Indonesian President Susilo Bambang Yudhoyono on Saturday for left the island of Sumatra to lead efforts to quell massive forest fires that have so far proved fruitless.
The two-week emergency status imposed over the fires that are still ripping through vast tracts of forest on the island was extended on Wednesday last week as water-bombing proved futile.
Yudhoyono last week criticized the response led by officials in Riau Province and on Friday said he would take control of the response.
“I want the regional officials in Riau to stand on the frontline to prevent and handle this haze. Why is it still happening? The people have become victims,” he wrote, adding that “the results are unsatisfactory.”
A report by the Washington-based World Resources Institute last week said the fires were cloaking areas in thick smog and were the worst on Sumatra since the blazes that ravaged the area in June last year, when the choking haze reached as far as Singapore and Malaysia.
Air pollution in some parts of Riau have hit “dangerous” levels in recent days, with 50,000 people receiving treatment for respiratory illnesses, Indonesia’s National Agency for Disaster Management said, while schools and some businesses have been forced to close.
Like Sumatra, Malaysia has been experiencing weeks of drought, with haze levels in some parts reaching hazardous levels on Friday, according to the Malaysian Department of Environment’s Web site.
Malaysia showed a drop in pollutant levels on Saturday and light rains began to fall in Riau late on Saturday, disaster agency spokesman Sutopo Purwo Nugroho said, adding that the team had been cloud-seeding all week.
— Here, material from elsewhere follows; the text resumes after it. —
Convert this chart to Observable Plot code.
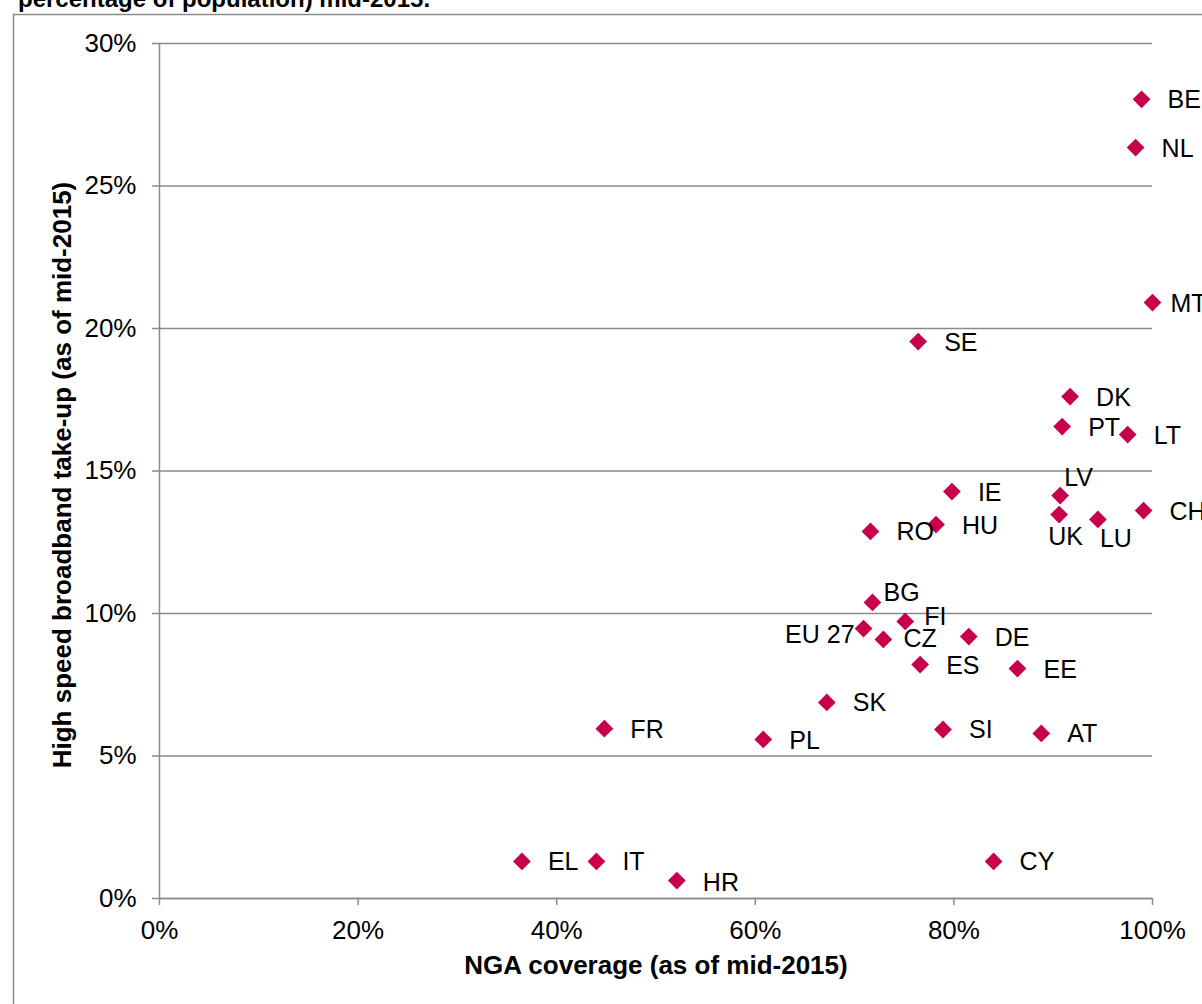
<!DOCTYPE html>
<html>
<head>
<meta charset="utf-8">
<script src="https://cdn.jsdelivr.net/npm/d3@7"></script>
<script src="https://cdn.jsdelivr.net/npm/@observablehq/plot@0.6"></script>
<style>
  html, body { margin: 0; padding: 0; background: #fff; overflow: hidden; }
  #chart svg { display: block; }
</style>
</head>
<body>
<div id="chart"></div>
<script>
// ---- Data ----
const countries = ["BE","NL","MT","SE","DK","PT","LT","LV","IE","CH","UK","LU","HU","RO","BG","FI","EU 27","CZ","DE","ES","EE","SK","SI","AT","PL","FR","EL","IT","HR","CY"];
const ngaCoverage = [0.989,0.983,1.000,0.764,0.917,0.909,0.975,0.907,0.798,0.991,0.906,0.945,0.782,0.716,0.718,0.751,0.709,0.729,0.815,0.766,0.864,0.672,0.789,0.888,0.608,0.448,0.365,0.440,0.521,0.840];
const takeUp = [0.2804,0.2635,0.2091,0.1954,0.1761,0.1656,0.1628,0.1414,0.1428,0.1361,0.1347,0.1330,0.1312,0.1288,0.1039,0.0972,0.0947,0.0909,0.0919,0.0821,0.0807,0.0688,0.0593,0.0579,0.0558,0.0596,0.0130,0.0130,0.0063,0.0130];
const xTicks = [0, 0.2, 0.4, 0.6, 0.8, 1.0];
const yTicks = [0, 0.05, 0.10, 0.15, 0.20, 0.25, 0.30];

const titleText = "percentage of population) mid-2015.";
const xLabel = "NGA coverage (as of mid-2015)";
const yLabel = "High speed broadband take-up (as of mid-2015)";

// Label placement (offsets in pixels), default: right of the marker
const labelPlacement = {
  "MT": {dx: 18, dy: 1, anchor: "start"},
  "LV": {dx: 4, dy: -18, anchor: "start"},
  "UK": {dx: -11, dy: 22, anchor: "start"},
  "LU": {dx: 2, dy: 20, anchor: "start"},
  "BG": {dx: 11, dy: -9, anchor: "start"},
  "FI": {dx: 19, dy: -4, anchor: "start"},
  "EU 27": {dx: -9, dy: 6, anchor: "end"},
  "CZ": {dx: 20, dy: 0, anchor: "start"},
  "PL": {dx: 26, dy: 2, anchor: "start"},
  "HR": {dx: 26, dy: 2, anchor: "start"}
};
const defaultPlacement = {dx: 26, dy: 1, anchor: "start"};

const data = countries.map((c, i) => ({country: c, x: ngaCoverage[i], y: takeUp[i]}));

const pct = d => Math.round(d * 100) + "%";
const gray = "#8a8a8a";
const markerColor = "#C8004B";
const fontFamily = "'Liberation Sans', Arial, sans-serif";

const labelMarks = data.map(d => {
  const p = labelPlacement[d.country] || defaultPlacement;
  return Plot.text([d], {
    x: "x", y: "y", text: "country",
    dx: p.dx, dy: p.dy, textAnchor: p.anchor,
    fill: "black", fontSize: 25
  });
});

const chart = Plot.plot({
  width: 1202,
  height: 1004,
  marginLeft: 159,
  marginRight: 50,
  marginTop: 43,
  marginBottom: 106,
  style: {fontFamily, fontSize: "24px", background: "#fff", color: "black", overflow: "visible"},
  x: {domain: [0, 1]},
  y: {domain: [0, 0.30]},
  marks: [
    Plot.gridY({ticks: yTicks, stroke: gray, strokeOpacity: 1, strokeWidth: 1.5}),
    Plot.ruleX([0], {stroke: gray, strokeWidth: 1.5}),
    Plot.ruleY([0], {stroke: gray, strokeWidth: 1.5}),
    Plot.axisY({ticks: yTicks, tickSize: 7, tickPadding: 16, tickFormat: pct, stroke: gray, strokeWidth: 1.5, fill: "black", fontSize: 26, label: null}),
    Plot.axisX({ticks: xTicks, tickSize: 7, tickPadding: 15, tickFormat: pct, stroke: gray, strokeWidth: 1.5, fill: "black", fontSize: 26, label: null}),
    Plot.dot(data, {x: "x", y: "y", symbol: "diamond2", r: 8, fill: markerColor, stroke: "none"}),
    ...labelMarks,
    Plot.text([xLabel], {frameAnchor: "bottom", textAnchor: "middle", dy: 75, text: d => d, fontWeight: "bold", fontSize: 26, fill: "black"}),
    Plot.text([yLabel], {frameAnchor: "left", textAnchor: "middle", dx: -97, dy: 4, rotate: -90, text: d => d, fontWeight: "bold", fontSize: 26, fill: "black"})
  ]
});

document.getElementById("chart").appendChild(chart);

// Outer frame and (cut-off) title
const svg = d3.select(chart);
svg.append("path")
  .attr("d", "M13.5,1004V14.5H1202")
  .attr("fill", "none")
  .attr("stroke", gray)
  .attr("stroke-width", 1.5);
svg.append("text")
  .attr("x", 18)
  .attr("y", 7)
  .attr("text-anchor", "start")
  .attr("font-family", fontFamily)
  .attr("font-size", 24)
  .attr("font-weight", "bold")
  .attr("fill", "black")
  .text(titleText);
</script>
</body>
</html>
The World Resources Institute report said “clearing land for agriculture was the major direct cause of the fires,” adding that, based on images by Global Forest Watch — a Web site that tracks fires in near real time — paper giants Asia Pulp & Paper and Asia Pacific Resources International had significant fires in their concession areas.
Asia Pulp & Paper, which has no-burn and zero-deforestation policies in place, did not address the claims, but said: “We do not practice and highly condemn slash-and-burn activity for its detrimental impact on the environment.”